Some years ago I undertook a fairly extensive program of reading in Indian, Chinese, and Japanese Buddhism and in Zen. Most of my Zen books have since disappeared. Only the choicest remain, among which is Shunryu Suzuki's 'Zen Mind Beginner's Mind.'
Buddhism may be said to have begun with the enlightement of the Buddha. Many centuries later, however, when Buddhism entered China, an incredibly elaborate and complex superstructure of Indian scholastic thought had grown up around the Buddha's original insight. The Chinese, with their basically down-to-earth and common sense attitude, had little use for Indian over-elaboration and set about ridding Buddhism of it.
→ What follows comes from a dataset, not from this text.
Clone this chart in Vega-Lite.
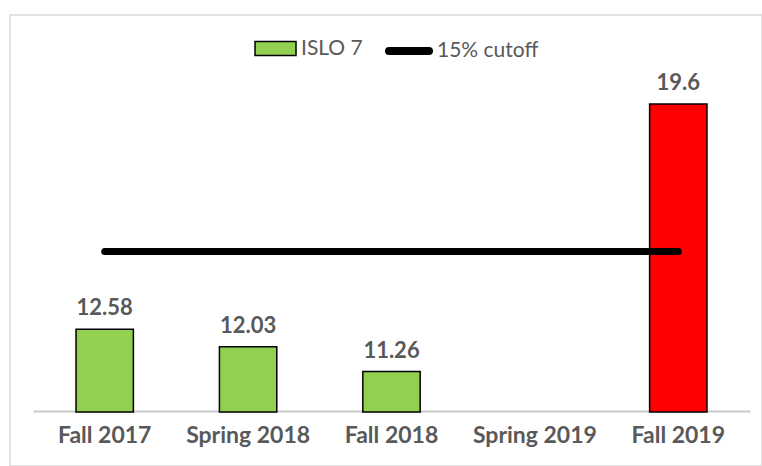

The Chinese, as Lin Yutang says, believe in a reasonable use of reason, and not in reason's excesses. The end product of their effort to rid Buddhist thought of its heavy freight of scholasticism, and to shift the emphasis from theory back to the practical by centering Buddhism once again in the enlightenment experience, became what the Chinese know as Ch'an and the Japanese as Zen.
As Shunryu Suzuki himself pointed out, when freed of unnecessary theory and speculation, Buddhism as Zen becomes something that is basically "quite simple" (page 64). Its essence was brilliantly captured in the thirty-one verses of Third Patriarch Seng-ts'an's 'Hsin-hsin-ming,' the very first Zen treatise in verse. This is a beautiful text that deserves to be far better known, and an easily accessible translation will be found in D. T.